This study will shed light on how policy gets formed by police, and what influences the policy formulation process. Two policy case studies: drug detection dogs and police attendance at drug overdose, will be used to test two very prominent policy process theories: Kingdon’s Multiple Streams and Sabatier’s Advocacy Coalition Framework. Examination of these policy process theories in the context of policing of illicit drugs has the potential to provide significant new insights about the interface of science and policy, such that more effective drug policies become possible.

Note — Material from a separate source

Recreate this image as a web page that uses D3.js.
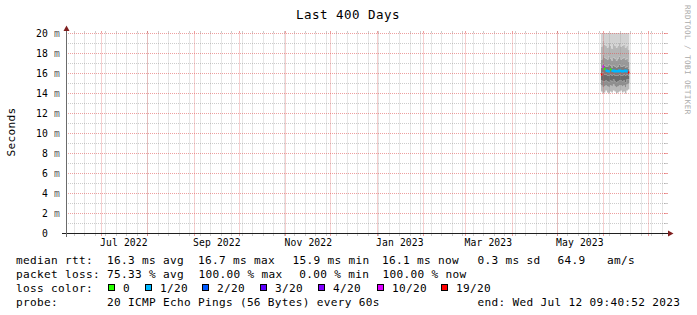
<!DOCTYPE html>
<html>
<head>
<meta charset="utf-8">
<script src="https://cdn.jsdelivr.net/npm/d3@7"></script>
<style>
  html, body { margin: 0; padding: 0; background: #fff; }
  svg { display: block; opacity: 0.999; }
  text { font-family: "DejaVu Sans Mono", monospace; white-space: pre; fill: #000; }
</style>
</head>
<body>
<div id="chart"></div>
<script>
// ---- data ----
const title = 'Last 400 Days';
const yLabel = 'Seconds';
const endTime = new Date(2023, 6, 12, 9, 40, 52);
const rangeDays = 400;

const yTicks = [0, 2, 4, 6, 8, 10, 12, 14, 16, 18, 20];

const days = ['2023-05-30', '2023-05-31', '2023-06-01', '2023-06-02', '2023-06-03', '2023-06-04',
  '2023-06-05', '2023-06-06', '2023-06-07', '2023-06-08', '2023-06-09', '2023-06-10', '2023-06-11',
  '2023-06-12', '2023-06-13', '2023-06-14', '2023-06-15', '2023-06-16', '2023-06-17'];

// median rtt (ms) and lost pings out of 20
const median = [15.9, 16.7, 16.45, 16.3, 16.25, 16.2, 16.4, 16.25, 16.3, 16.2, 16.25, 16.2, 16.3, 16.25, 16.2, 16.25, 16.3, 16.2, 16.1];
const loss = [19, 10, 0, 1, 1, 1, 0, 1, 1, 1, 1, 1, 1, 1, 1, 1, 1, 1, 19];

// smoke: spread of the 20 pings (ms)
const smokeLo  = [14.2, 14.0, 14.1, 14.3, 14.1, 14.0, 14.2, 14.1, 14.3, 14.2, 14.0, 14.1, 14.2, 14.3, 14.1, 14.2, 14.0, 14.3, 14.4];
const smokeP10 = [14.8, 14.6, 14.7, 14.8, 14.7, 14.6, 14.8, 14.7, 14.9, 14.7, 14.6, 14.7, 14.8, 14.8, 14.7, 14.8, 14.6, 14.9, 15.0];
const smokeP25 = [15.3, 15.2, 15.2, 15.3, 15.2, 15.1, 15.3, 15.2, 15.4, 15.2, 15.1, 15.2, 15.3, 15.3, 15.2, 15.3, 15.1, 15.4, 15.4];
const smokeP40 = [15.8, 16.1, 15.9, 15.9, 15.8, 15.8, 15.9, 15.8, 15.9, 15.8, 15.8, 15.8, 15.9, 15.8, 15.8, 15.9, 15.8, 15.9, 15.8];
const smokeP60 = [16.6, 17.0, 16.8, 16.7, 16.7, 16.9, 16.8, 16.6, 16.8, 16.7, 16.6, 16.7, 16.9, 16.7, 16.7, 16.8, 16.6, 16.7, 16.5];
const smokeP75 = [17.4, 17.9, 17.6, 17.5, 17.4, 17.7, 17.5, 17.3, 17.6, 17.5, 17.3, 17.5, 17.7, 17.4, 17.5, 17.6, 17.4, 17.5, 17.2];
const smokeP90 = [18.7, 19.3, 18.9, 18.8, 18.6, 19.1, 18.8, 18.5, 19.0, 18.8, 18.6, 18.8, 19.1, 18.7, 18.8, 18.9, 18.6, 18.8, 18.4];
const smokeHi  = [20.6, 21.4, 20.9, 20.7, 20.5, 21.2, 20.8, 20.4, 21.0, 20.8, 20.3, 20.7, 21.1, 20.6, 20.9, 20.8, 20.5, 20.7, 20.2];

const lossSteps = [0, 1, 2, 3, 4, 10, 19];
const lossLabels = ['0', '1/20', '2/20', '3/20', '4/20', '10/20', '19/20'];
const lossColors = ['#26ff00', '#00b8ff', '#0059ff', '#5e00ff', '#7e00ff', '#dd00ff', '#ff0000'];

const legendRtt = ['median rtt:', '16.3 ms avg', '16.7 ms max', '15.9 ms min', '16.1 ms now', '0.3 ms sd', '64.9', 'am/s'];
const legendLoss = ['packet loss:', '75.33 % avg', '100.00 % max', '0.00 % min', '100.00 % now'];
const probeText = ['probe:', '20 ICMP Echo Pings (56 Bytes) every 60s', 'end: Wed Jul 12 09:40:52 2023'];
const watermark = 'RRDTOOL / TOBI OETIKER';

// ---- drawing ----
const W = 697, H = 315;
const svg = d3.select('#chart').append('svg').attr('width', W).attr('height', H);

const startTime = d3.timeDay.offset(endTime, -rangeDays);
const x = d3.scaleTime().domain([startTime, endTime]).range([66, 666]);
const y = d3.scaleLinear().domain([0, 20]).range([233.5, 33.5]);
const px = v => Math.floor(v) + 0.5;

const parse = d3.timeParse('%Y-%m-%d');
const rows = days.map((d, i) => ({
  t: parse(d), t1: d3.timeDay.offset(parse(d), 1),
  lo: smokeLo[i], p10: smokeP10[i], p25: smokeP25[i], p40: smokeP40[i],
  p60: smokeP60[i], p75: smokeP75[i], p90: smokeP90[i], hi: smokeHi[i],
  med: median[i], loss: loss[i]
}));
const stepRows = rows.concat([Object.assign({}, rows[rows.length - 1], { t: rows[rows.length - 1].t1 })]);

svg.append('clipPath').attr('id', 'plot')
  .append('rect').attr('x', 66).attr('y', 33).attr('width', 601).attr('height', 201);

// smoke bands, outer light to inner dark
const bands = [
  ['lo', 'p10', '#b9b9b9'], ['p10', 'p25', '#8e8e8e'], ['p25', 'p40', '#6c6c6c'],
  ['p40', 'p60', '#7c7c7c'], ['p60', 'p75', '#9a9a9a'], ['p75', 'p90', '#b6b6b6'], ['p90', 'hi', '#d2d2d2']
];
const smoke = svg.append('g').attr('clip-path', 'url(#plot)');
bands.forEach(([a, b, c]) => {
  smoke.append('path').datum(stepRows)
    .attr('fill', c)
    .attr('d', d3.area().curve(d3.curveStepAfter)
      .x(d => x(d.t)).y0(d => y(d[a])).y1(d => y(d[b])));
});

// grid
const grid = svg.append('g').attr('fill', 'none').attr('stroke-width', 1);
const minorColor = 'rgba(143,143,143,0.45)', majorColor = 'rgba(224,80,80,0.55)';
function hLine(v, color) {
  const yy = y(v);
  grid.append('line').attr('x1', 66).attr('x2', 666).attr('y1', yy).attr('y2', yy)
    .attr('stroke', color).attr('stroke-dasharray', '1,1');
  grid.append('line').attr('x1', 664).attr('x2', 668).attr('y1', yy).attr('y2', yy).attr('stroke', color);
}
function vLine(t, color) {
  const xx = px(x(t));
  grid.append('line').attr('x1', xx).attr('x2', xx).attr('y1', 33.5).attr('y2', 233.5)
    .attr('stroke', color).attr('stroke-dasharray', '1,1');
  grid.append('line').attr('x1', xx).attr('x2', xx).attr('y1', 31).attr('y2', 33).attr('stroke', color);
  grid.append('line').attr('x1', xx).attr('x2', xx).attr('y1', 234).attr('y2', 236).attr('stroke', color);
}
y.ticks(20).filter(v => v % 2 !== 0).forEach(v => hLine(v, minorColor));
d3.timeMonday.range(startTime, endTime).forEach(t => vLine(t, minorColor));
yTicks.filter(v => v > 0).forEach(v => hLine(v, majorColor));
d3.timeMonth.range(startTime, endTime).forEach(t => vLine(t, majorColor));

// median line coloured by loss, one path per run of equal loss
const lossColor = l => lossColors[lossSteps.indexOf(l)];
const runs = [];
rows.forEach(r => {
  const last = runs[runs.length - 1];
  if (last && last.loss === r.loss) last.pts.push(r); else runs.push({ loss: r.loss, pts: [r] });
});
const medLine = d3.line().x(p => x(p[0])).y(p => y(p[1]));
runs.forEach(run => {
  const pts = [];
  run.pts.forEach(r => { pts.push([r.t, r.med]); pts.push([r.t1, r.med]); });
  svg.append('path').attr('d', medLine(pts))
    .attr('fill', 'none').attr('stroke', lossColor(run.loss)).attr('stroke-width', 2);
});

// axes and arrows
const axis = svg.append('g');
axis.append('line').attr('x1', 62).attr('x2', 669).attr('y1', 233.5).attr('y2', 233.5)
  .attr('stroke', '#1f1f1f');
axis.append('line').attr('x1', 66.5).attr('x2', 66.5).attr('y1', 237).attr('y2', 30)
  .attr('stroke', '#6b6b6b');
axis.append('path').attr('d', 'M668,230.5L668,236.5L673.5,233.5Z').attr('fill', '#7f1f1f');
axis.append('path').attr('d', 'M63.5,31L69.5,31L66.5,25.5Z').attr('fill', '#7f1f1f');

// axis labels
const tickFont = { size: '9.7px', ls: '0.16px' };
yTicks.forEach(v => {
  svg.append('text').attr('x', 48).attr('y', y(v) + 3.5).attr('text-anchor', 'end')
    .style('font-size', tickFont.size).style('letter-spacing', tickFont.ls).text(v === 0 ? '0' : v);
  if (v > 0) {
    svg.append('text').attr('x', 54).attr('y', y(v) + 3.5)
      .style('font-size', tickFont.size).style('letter-spacing', tickFont.ls)
      .style('fill', '#5a5a5a').text('m');
  }
});
d3.timeMonth.every(2).range(startTime, endTime)
  .filter(t => x(d3.timeDay.offset(t, 15)) < 666)
  .forEach(t => {
    svg.append('text').attr('x', x(d3.timeDay.offset(t, 15))).attr('y', 245.5)
      .attr('text-anchor', 'middle')
      .style('font-size', tickFont.size).style('letter-spacing', tickFont.ls)
      .text(d3.timeFormat('%b %Y')(t));
  });

svg.append('text').attr('transform', 'translate(15,132) rotate(-90)').attr('text-anchor', 'middle')
  .style('font-size', '11.1px').style('letter-spacing', '0.3px').text(yLabel);

svg.append('text').attr('x', 348).attr('y', 18.5).attr('text-anchor', 'middle')
  .style('font-size', '12.5px').style('letter-spacing', '0.47px').text(title);

svg.append('text').attr('transform', 'translate(685,5) rotate(90)')
  .style('font-size', '7.6px').style('letter-spacing', '0.42px').style('fill', '#aaaaaa')
  .text(watermark);

// legend
const lg = svg.append('g').style('font-size', '11.1px').style('letter-spacing', '0.315px');
const rttX = [16, 107, 198, 292.5, 382, 477.5, 557.5, 607];
legendRtt.forEach((s, i) => lg.append('text').attr('x', rttX[i]).attr('y', 264).text(s));
const lossX = [16, 107, 198.5, 299.3, 382.5];
legendLoss.forEach((s, i) => lg.append('text').attr('x', lossX[i]).attr('y', 278).text(s));
lg.append('text').attr('x', 16).attr('y', 292).text('loss color:');
const boxX = [108.5, 145.5, 202.5, 260.5, 318.5, 377.5, 441.5];
lossLabels.forEach((s, i) => {
  lg.append('rect').attr('x', boxX[i]).attr('y', 284.5).attr('width', 6).attr('height', 6)
    .attr('fill', lossColors[i]).attr('stroke', '#000').attr('stroke-width', 1);
  lg.append('text').attr('x', boxX[i] + 14.5).attr('y', 292).text(s);
});
const probeX = [16, 107, 477.5];
probeText.forEach((s, i) => lg.append('text').attr('x', probeX[i]).attr('y', 306).text(s));
</script>
</body>
</html>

Through a comparative case study approach, this project will:

a) Assess the scientific merit of the two competing policy process theories (across the two case studies);

b) Examine their applicability to the unique policing context; and

c) Study the ways in which each theory can account for the interface between science and policy.

Design and Method

Documents describing the events and activities around the policy developments for the two case studies will be reviewed. Interviews will be conducted with experts who were involved in the two case studies. From the documentary review and expert interviews, we will develop a narrative that conforms to each of the two policy theories. These narratives (one for Kingdon’s Multiple Streams and one for Sabatier’s Advocacy Coalition framework) will then be analysed for congruence, explanatory power, and face validity with police, and the relationship between science and policy teased out.


The project is underway, with case study narratives being developed.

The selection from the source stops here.